Politics

For Sale: The SoHo Building Where John Lennon and Yoko Ono Once Lived

It was the first New York City home they owned, shortly after the breakup of the Beatles.

In the fall of 1971 — two years before moving to the famed Dakota apartment house on the Upper West Side — John Lennon and Yoko Ono had settled downtown, buying a petite loft-style building at 496 Broome Street in SoHo.

At the time, Lennon had just released his second solo studio album, “Imagine.”

Upon relocating to New York, Lennon began forging his own identity with Ms. Ono, an avant-garde artist, musician and peace activist, while publicly distancing himself from his former bandmate Paul McCartney, with whom he had created some of the 20th century’s most popular songs.
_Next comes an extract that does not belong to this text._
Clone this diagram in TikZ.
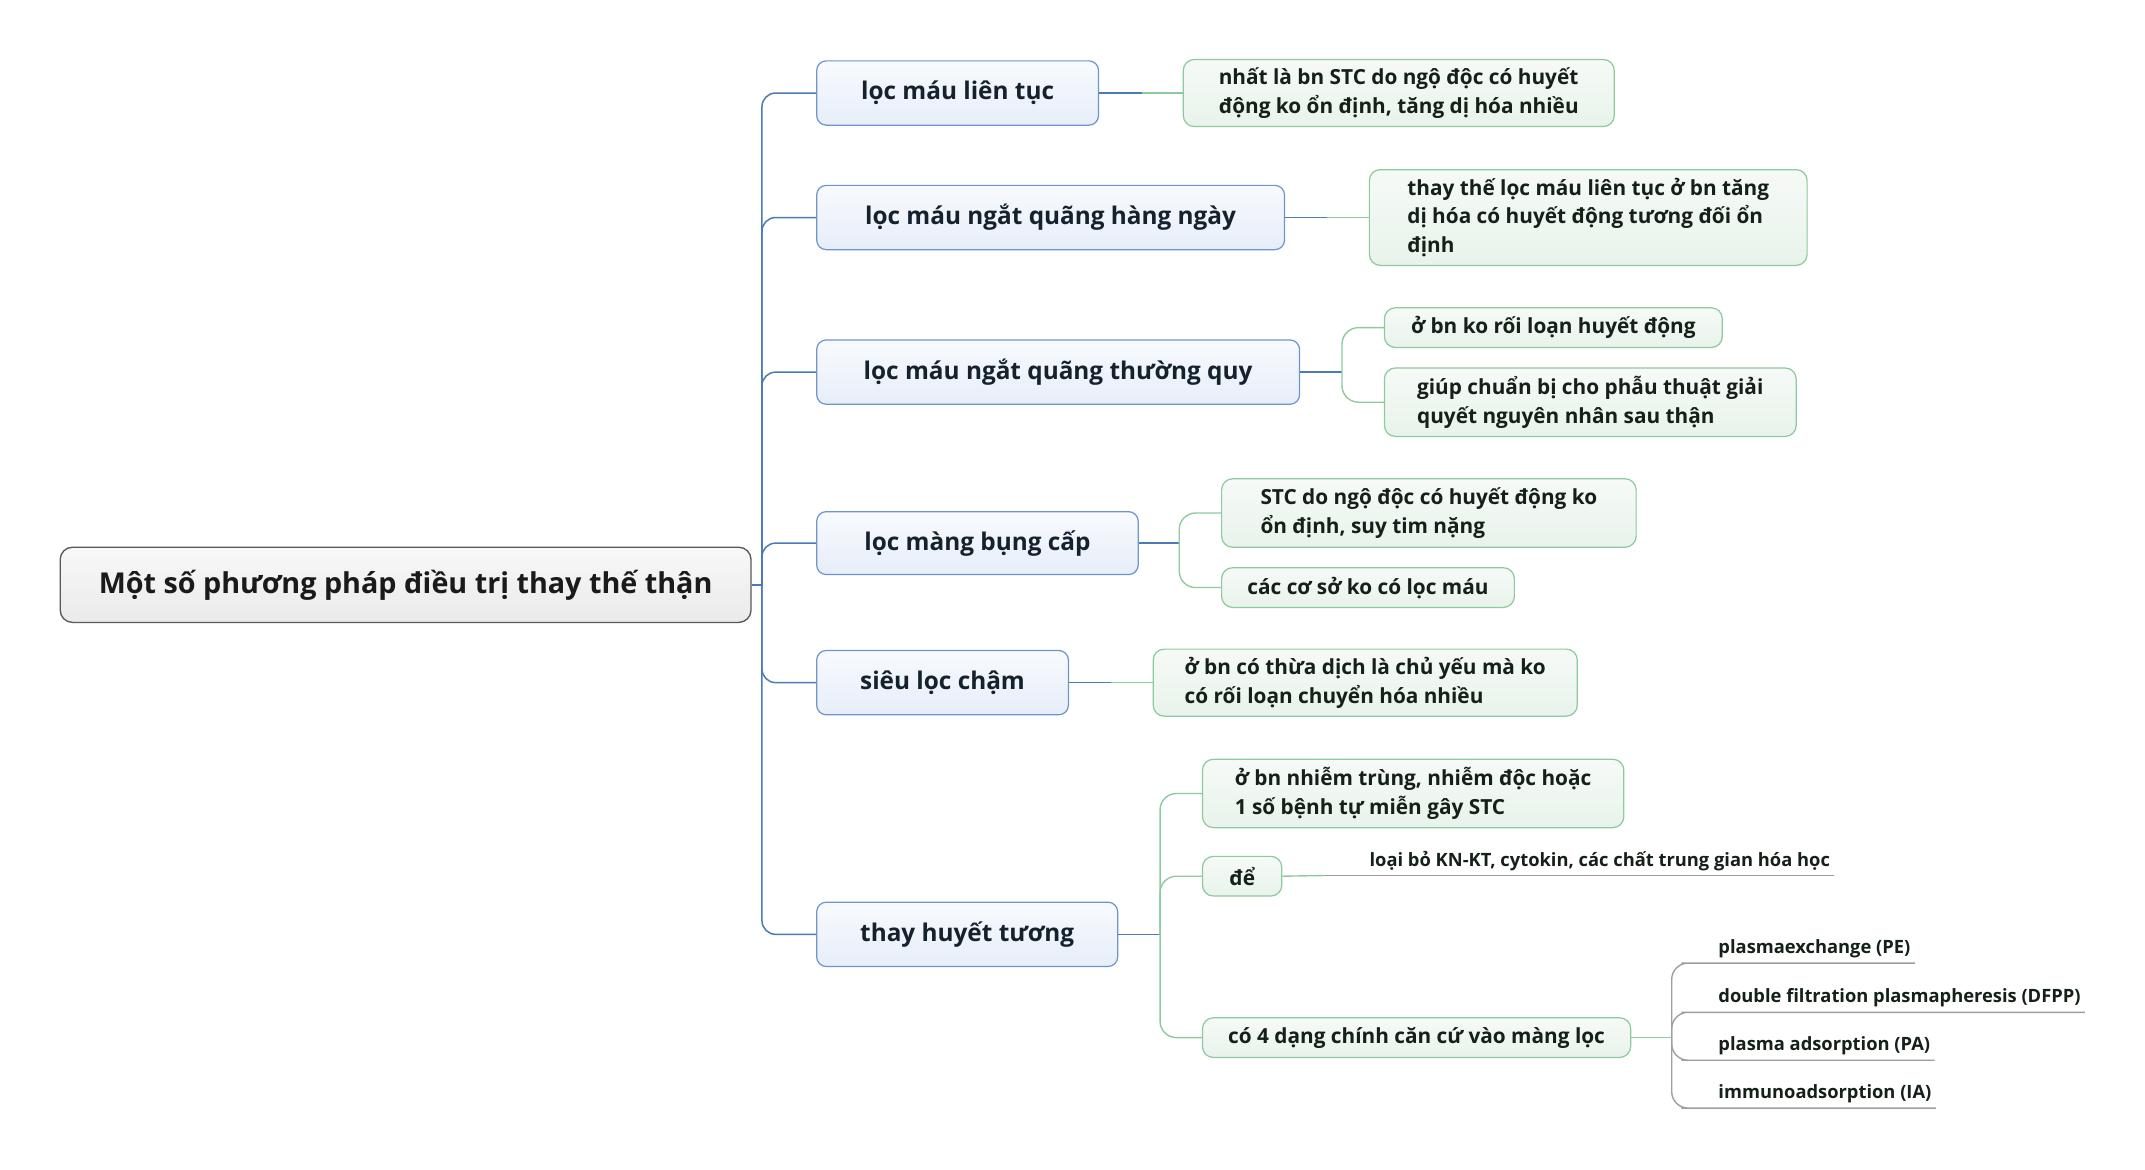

John Lennon and Yoko Ono, pictured in 1971, the year they bought a loft-style building on Broome Street in SoHo.Credit…Getty

“He thought New York was a place where he could be left alone,” said Philip Norman, the author of the biography “John Lennon: The Life.” “It really did seem like freedom — freedom from the Beatles. It was a very miserable life being a Beatle.”

Mr. Norman, who wrote biographies on McCartney and George Harrison, among other famous musicians, noted that Lennon and Ms. Ono had first stayed in a couple of suites at the St. Regis Hotel before buying the Broome Street building and also renting an apartment at 105 Bank Street in the West Village. “The building on Broome Street was sort of like a base for their artistic ventures,” he said. “Bank Street was their salon, where people could just walk in.”

The Broome Street building — still owned by Ms. Ono and her son, Sean Ono Lennon, also a musician — is now on the market for the first time in more than half a century through the real estate services company JLL. The asking price is $5.5 million. Annual property taxes are $55,069.